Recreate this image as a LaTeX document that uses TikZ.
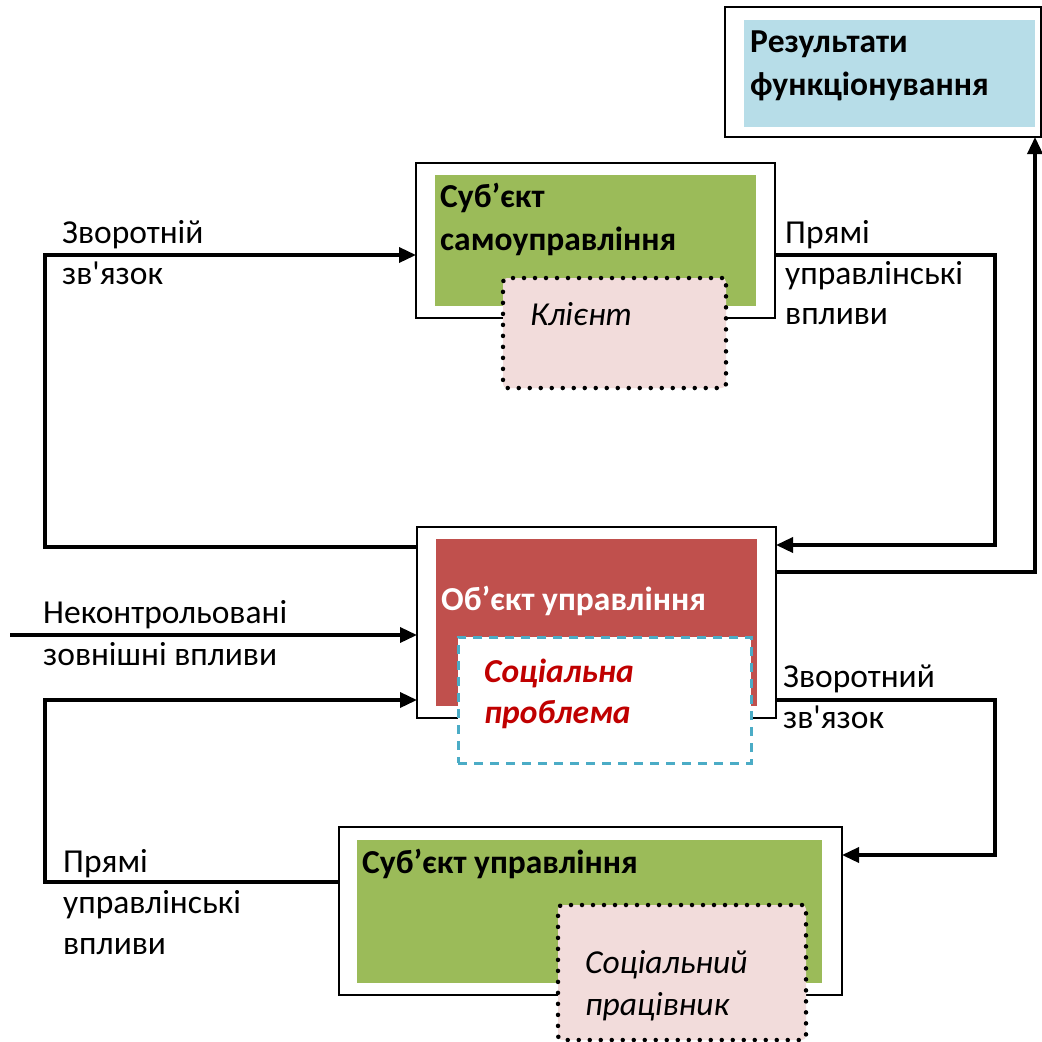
\documentclass[tikz,border=0pt]{standalone}
\usepackage{fontspec}
\setmainfont{Carlito}[Ligatures=TeXOff]
\usetikzlibrary{arrows.meta}
\definecolor{cgreen}{HTML}{9BBB59}
\definecolor{cred}{HTML}{C0504D}
\definecolor{cblue}{HTML}{B7DDE8}
\definecolor{cpink}{HTML}{F2DCDB}
\definecolor{cdash}{HTML}{4BACC6}
\definecolor{cdred}{HTML}{C00000}
\tikzset{
  outerbox/.style={draw=black, line width=2pt, fill=white, anchor=north west, inner sep=0pt, outer sep=0pt},
  fillbox/.style={anchor=north west, inner sep=0pt, outer sep=0pt, draw=none},
  dotbox/.style={draw=black, fill=cpink, line width=4.5pt, dash pattern=on 0pt off 11pt, line cap=round, rounded corners=4pt, anchor=north west, inner sep=0pt, outer sep=0pt},
  dashbox/.style={draw=cdash, fill=white, line width=3pt, dash pattern=on 9pt off 7pt, anchor=north west, inner sep=0pt, outer sep=0pt},
  conn/.style={draw=black, line width=3.5pt},
  arr/.style={conn, -{Triangle[length=17pt,width=15pt]}},
  lbl/.style={anchor=base west, inner sep=0pt, font=\fontsize{33.5}{41}\selectfont},
  blbl/.style={lbl, font=\fontsize{33.5}{41}\selectfont\bfseries},
}
\begin{document}
\begin{tikzpicture}[x=1pt,y=-1pt]
\path[use as bounding box, fill=white] (0,0) rectangle (1042,1042);

% Results box
\node[outerbox, minimum width=316pt, minimum height=130pt] (res) at (725,7) {};
\node[fillbox, fill=cblue, minimum width=291pt, minimum height=107pt] (resin) at (744,20) {};
\node[blbl] (t1) at (750,52) {Результати};
\node[blbl] (t2) at (750,95) {функціонування};

% Self-management subject
\node[outerbox, minimum width=359pt, minimum height=155pt] (samo) at (416,163) {};
\node[fillbox, fill=cgreen, minimum width=321pt, minimum height=131pt] (samoin) at (435,175) {};
\node[blbl] (t3) at (440,207) {Суб’єкт};
\node[blbl] (t4) at (440,250) {самоуправління};
\node[dotbox, minimum width=223pt, minimum height=110pt] (kl) at (503,278) {};
\node[lbl, font=\fontsize{33.5}{41}\selectfont\itshape] (t5) at (530,325) {Клієнт};

% Object of management
\node[outerbox, minimum width=359pt, minimum height=191pt] (obj) at (417,527) {};
\node[fillbox, fill=cred, minimum width=321pt, minimum height=167pt] (objin) at (436,539) {};
\node[blbl, text=white] (t6) at (441,610) {Об’єкт управління};
\node[dashbox, minimum width=293pt, minimum height=126pt] (sp) at (458,637) {};
\node[blbl, font=\fontsize{33.5}{41}\selectfont\bfseries\itshape, text=cdred] (t7) at (484,682) {Соціальна};
\node[blbl, font=\fontsize{33.5}{41}\selectfont\bfseries\itshape, text=cdred] (t8) at (484,723) {проблема};

% Subject of management
\node[outerbox, minimum width=503pt, minimum height=168pt] (subj) at (339,827) {};
\node[fillbox, fill=cgreen, minimum width=465pt, minimum height=143pt] (subjin) at (357,840) {};
\node[blbl] (t9) at (362,873) {Суб’єкт управління};
\node[dotbox, minimum width=248pt, minimum height=135pt] (sw) at (558,905) {};
\node[lbl, font=\fontsize{33.5}{41}\selectfont\itshape] (t10) at (585,973) {Соціальний};
\node[lbl, font=\fontsize{33.5}{41}\selectfont\itshape] (t11) at (585,1015) {працівник};

% Connectors
\coordinate (ext) at (10,635);
\draw[arr] ([yshift=-20pt]obj.north west) -- (45,547) |- ([yshift=-92pt]samo.north west);
\draw[arr] ([yshift=-92pt]samo.north east) -- (995,255) |- ([yshift=-18pt]obj.north east);
\draw[arr] ([yshift=-45pt]obj.north east) -| ([xshift=-6pt]res.south east);
\draw[arr] (ext) -- ([yshift=-108pt]obj.north west);
\draw[arr] ([yshift=-55pt]subj.north west) -- (45,882) |- ([yshift=-173pt]obj.north west);
\draw[arr] ([yshift=-173pt]obj.north east) -- (995,700) |- ([yshift=-28pt]subj.north east);

% Labels
\node[lbl] (l1) at (62,243) {Зворотній};
\node[lbl] (l2) at (62,284) {зв'язок};
\node[lbl] (l3) at (785,243) {Прямі};
\node[lbl] (l4) at (785,284) {управлінські};
\node[lbl] (l5) at (785,324) {впливи};
\node[lbl] (l6) at (43,623) {Неконтрольовані};
\node[lbl] (l7) at (43,665) {зовнішні впливи};
\node[lbl] (l8) at (783,687) {Зворотний};
\node[lbl] (l9) at (783,728) {зв'язок};
\node[lbl] (l10) at (63,872) {Прямі};
\node[lbl] (l11) at (63,913) {управлінські};
\node[lbl] (l12) at (63,954) {впливи};
\end{tikzpicture}
\end{document}
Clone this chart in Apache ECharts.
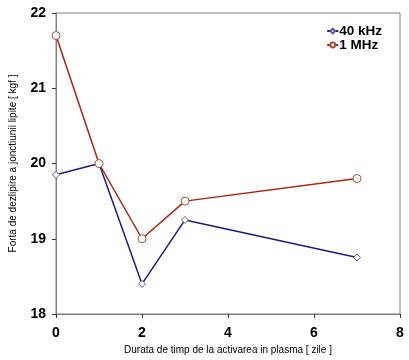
<!DOCTYPE html>
<html><head><meta charset="utf-8">
<script src="https://cdn.jsdelivr.net/npm/echarts@6/dist/echarts.min.js"></script>
<style>html,body{margin:0;padding:0;background:#fff}#c{width:409px;height:360px}</style>
</head><body><div id="c"></div>
<script>
const days = [0, 1, 2, 3, 7];
const s40kHz = [19.85, 20.0, 18.4, 19.25, 18.75];
const s1MHz = [21.7, 20.0, 19.0, 19.5, 19.8];
const seriesNames = ['40 kHz', '1 MHz'];
const xName = 'Durata de timp de la activarea in plasma [ zile ]';
const yName = 'Forta de dezlipire a jonctiunii lipite [ kgf ]';

const chart = echarts.init(document.getElementById('c'));
const axisCol = '#808080';
chart.setOption({
  animation: false,
  textStyle: {fontFamily: 'Liberation Sans, Arial, sans-serif'},
  grid: {left: 53, right: 9, top: 13, bottom: 46, show: true, borderColor: axisCol, borderWidth: 1},
  legend: {
    right: 22, top: 19, orient: 'vertical', itemGap: 0, itemWidth: 11, itemHeight: 6,
    textStyle: {fontSize: 13.5, fontWeight: 'bold', color: '#000', padding: [0, 0, 0, -4]},
    data: seriesNames
  },
  xAxis: {
    type: 'value', min: 0, max: 8, interval: 2,
    name: xName, nameLocation: 'middle', nameGap: 27,
    nameTextStyle: {fontSize: 10, color: '#000'},
    axisLine: {lineStyle: {color: axisCol}},
    axisTick: {show: true, length: 4, lineStyle: {color: '#333'}},
    axisLabel: {fontSize: 14, fontWeight: 'bold', color: '#000', margin: 12},
    splitLine: {show: false}
  },
  yAxis: {
    type: 'value', min: 18, max: 22, interval: 1,
    name: yName, nameLocation: 'middle', nameGap: 38,
    nameTextStyle: {fontSize: 10, color: '#000'},
    axisLine: {show: true, lineStyle: {color: axisCol}},
    axisTick: {show: true, length: 4, lineStyle: {color: '#333'}},
    axisLabel: {fontSize: 14, fontWeight: 'bold', color: '#000', margin: 10},
    splitLine: {show: false}
  },
  series: [
    {name: seriesNames[0], type: 'line', data: days.map((d, i) => [d, s40kHz[i]]),
     symbol: 'diamond', symbolSize: 7, color: '#1c1c80',
     lineStyle: {color: '#1c1c80', width: 1.5},
     itemStyle: {color: '#fff', borderColor: '#5a5aa0', borderWidth: 1}},
    {name: seriesNames[1], type: 'line', data: days.map((d, i) => [d, s1MHz[i]]),
     symbol: 'circle', symbolSize: 8, color: '#a82414',
     lineStyle: {color: '#a82414', width: 1.5},
     itemStyle: {color: '#fff', borderColor: '#a85040', borderWidth: 1}}
  ]
});
</script></body></html>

Exercise objective: Repeat the data in full and exactly. Omit pictures.

Reply to the exercise:
Recreate this image as a LaTeX document that uses TikZ.
\documentclass[tikz,border=0pt]{standalone}
\usepackage{fontspec}
\setmainfont{Carlito}[Ligatures=TeXOff]
\usetikzlibrary{arrows.meta}
\definecolor{cgreen}{HTML}{9BBB59}
\definecolor{cred}{HTML}{C0504D}
\definecolor{cblue}{HTML}{B7DDE8}
\definecolor{cpink}{HTML}{F2DCDB}
\definecolor{cdash}{HTML}{4BACC6}
\definecolor{cdred}{HTML}{C00000}
\tikzset{
  outerbox/.style={draw=black, line width=2pt, fill=white, anchor=north west, inner sep=0pt, outer sep=0pt},
  fillbox/.style={anchor=north west, inner sep=0pt, outer sep=0pt, draw=none},
  dotbox/.style={draw=black, fill=cpink, line width=4.5pt, dash pattern=on 0pt off 11pt, line cap=round, rounded corners=4pt, anchor=north west, inner sep=0pt, outer sep=0pt},
  dashbox/.style={draw=cdash, fill=white, line width=3pt, dash pattern=on 9pt off 7pt, anchor=north west, inner sep=0pt, outer sep=0pt},
  conn/.style={draw=black, line width=3.5pt},
  arr/.style={conn, -{Triangle[length=17pt,width=15pt]}},
  lbl/.style={anchor=base west, inner sep=0pt, font=\fontsize{33.5}{41}\selectfont},
  blbl/.style={lbl, font=\fontsize{33.5}{41}\selectfont\bfseries},
}
\begin{document}
\begin{tikzpicture}[x=1pt,y=-1pt]
\path[use as bounding box, fill=white] (0,0) rectangle (1042,1042);

% Results box
\node[outerbox, minimum width=316pt, minimum height=130pt] (res) at (725,7) {};
\node[fillbox, fill=cblue, minimum width=291pt, minimum height=107pt] (resin) at (744,20) {};
\node[blbl] (t1) at (750,52) {Результати};
\node[blbl] (t2) at (750,95) {функціонування};

% Self-management subject
\node[outerbox, minimum width=359pt, minimum height=155pt] (samo) at (416,163) {};
\node[fillbox, fill=cgreen, minimum width=321pt, minimum height=131pt] (samoin) at (435,175) {};
\node[blbl] (t3) at (440,207) {Суб’єкт};
\node[blbl] (t4) at (440,250) {самоуправління};
\node[dotbox, minimum width=223pt, minimum height=110pt] (kl) at (503,278) {};
\node[lbl, font=\fontsize{33.5}{41}\selectfont\itshape] (t5) at (530,325) {Клієнт};

% Object of management
\node[outerbox, minimum width=359pt, minimum height=191pt] (obj) at (417,527) {};
\node[fillbox, fill=cred, minimum width=321pt, minimum height=167pt] (objin) at (436,539) {};
\node[blbl, text=white] (t6) at (441,610) {Об’єкт управління};
\node[dashbox, minimum width=293pt, minimum height=126pt] (sp) at (458,637) {};
\node[blbl, font=\fontsize{33.5}{41}\selectfont\bfseries\itshape, text=cdred] (t7) at (484,682) {Соціальна};
\node[blbl, font=\fontsize{33.5}{41}\selectfont\bfseries\itshape, text=cdred] (t8) at (484,723) {проблема};

% Subject of management
\node[outerbox, minimum width=503pt, minimum height=168pt] (subj) at (339,827) {};
\node[fillbox, fill=cgreen, minimum width=465pt, minimum height=143pt] (subjin) at (357,840) {};
\node[blbl] (t9) at (362,873) {Суб’єкт управління};
\node[dotbox, minimum width=248pt, minimum height=135pt] (sw) at (558,905) {};
\node[lbl, font=\fontsize{33.5}{41}\selectfont\itshape] (t10) at (585,973) {Соціальний};
\node[lbl, font=\fontsize{33.5}{41}\selectfont\itshape] (t11) at (585,1015) {працівник};

% Connectors
\coordinate (ext) at (10,635);
\draw[arr] ([yshift=-20pt]obj.north west) -- (45,547) |- ([yshift=-92pt]samo.north west);
\draw[arr] ([yshift=-92pt]samo.north east) -- (995,255) |- ([yshift=-18pt]obj.north east);
\draw[arr] ([yshift=-45pt]obj.north east) -| ([xshift=-6pt]res.south east);
\draw[arr] (ext) -- ([yshift=-108pt]obj.north west);
\draw[arr] ([yshift=-55pt]subj.north west) -- (45,882) |- ([yshift=-173pt]obj.north west);
\draw[arr] ([yshift=-173pt]obj.north east) -- (995,700) |- ([yshift=-28pt]subj.north east);

% Labels
\node[lbl] (l1) at (62,243) {Зворотній};
\node[lbl] (l2) at (62,284) {зв'язок};
\node[lbl] (l3) at (785,243) {Прямі};
\node[lbl] (l4) at (785,284) {управлінські};
\node[lbl] (l5) at (785,324) {впливи};
\node[lbl] (l6) at (43,623) {Неконтрольовані};
\node[lbl] (l7) at (43,665) {зовнішні впливи};
\node[lbl] (l8) at (783,687) {Зворотний};
\node[lbl] (l9) at (783,728) {зв'язок};
\node[lbl] (l10) at (63,872) {Прямі};
\node[lbl] (l11) at (63,913) {управлінські};
\node[lbl] (l12) at (63,954) {впливи};
\end{tikzpicture}
\end{document}
Clone this chart in Apache ECharts.
<!DOCTYPE html>
<html><head><meta charset="utf-8">
<script src="https://cdn.jsdelivr.net/npm/echarts@6/dist/echarts.min.js"></script>
<style>html,body{margin:0;padding:0;background:#fff}#c{width:409px;height:360px}</style>
</head><body><div id="c"></div>
<script>
const days = [0, 1, 2, 3, 7];
const s40kHz = [19.85, 20.0, 18.4, 19.25, 18.75];
const s1MHz = [21.7, 20.0, 19.0, 19.5, 19.8];
const seriesNames = ['40 kHz', '1 MHz'];
const xName = 'Durata de timp de la activarea in plasma [ zile ]';
const yName = 'Forta de dezlipire a jonctiunii lipite [ kgf ]';

const chart = echarts.init(document.getElementById('c'));
const axisCol = '#808080';
chart.setOption({
  animation: false,
  textStyle: {fontFamily: 'Liberation Sans, Arial, sans-serif'},
  grid: {left: 53, right: 9, top: 13, bottom: 46, show: true, borderColor: axisCol, borderWidth: 1},
  legend: {
    right: 22, top: 19, orient: 'vertical', itemGap: 0, itemWidth: 11, itemHeight: 6,
    textStyle: {fontSize: 13.5, fontWeight: 'bold', color: '#000', padding: [0, 0, 0, -4]},
    data: seriesNames
  },
  xAxis: {
    type: 'value', min: 0, max: 8, interval: 2,
    name: xName, nameLocation: 'middle', nameGap: 27,
    nameTextStyle: {fontSize: 10, color: '#000'},
    axisLine: {lineStyle: {color: axisCol}},
    axisTick: {show: true, length: 4, lineStyle: {color: '#333'}},
    axisLabel: {fontSize: 14, fontWeight: 'bold', color: '#000', margin: 12},
    splitLine: {show: false}
  },
  yAxis: {
    type: 'value', min: 18, max: 22, interval: 1,
    name: yName, nameLocation: 'middle', nameGap: 38,
    nameTextStyle: {fontSize: 10, color: '#000'},
    axisLine: {show: true, lineStyle: {color: axisCol}},
    axisTick: {show: true, length: 4, lineStyle: {color: '#333'}},
    axisLabel: {fontSize: 14, fontWeight: 'bold', color: '#000', margin: 10},
    splitLine: {show: false}
  },
  series: [
    {name: seriesNames[0], type: 'line', data: days.map((d, i) => [d, s40kHz[i]]),
     symbol: 'diamond', symbolSize: 7, color: '#1c1c80',
     lineStyle: {color: '#1c1c80', width: 1.5},
     itemStyle: {color: '#fff', borderColor: '#5a5aa0', borderWidth: 1}},
    {name: seriesNames[1], type: 'line', data: days.map((d, i) => [d, s1MHz[i]]),
     symbol: 'circle', symbolSize: 8, color: '#a82414',
     lineStyle: {color: '#a82414', width: 1.5},
     itemStyle: {color: '#fff', borderColor: '#a85040', borderWidth: 1}}
  ]
});
</script></body></html>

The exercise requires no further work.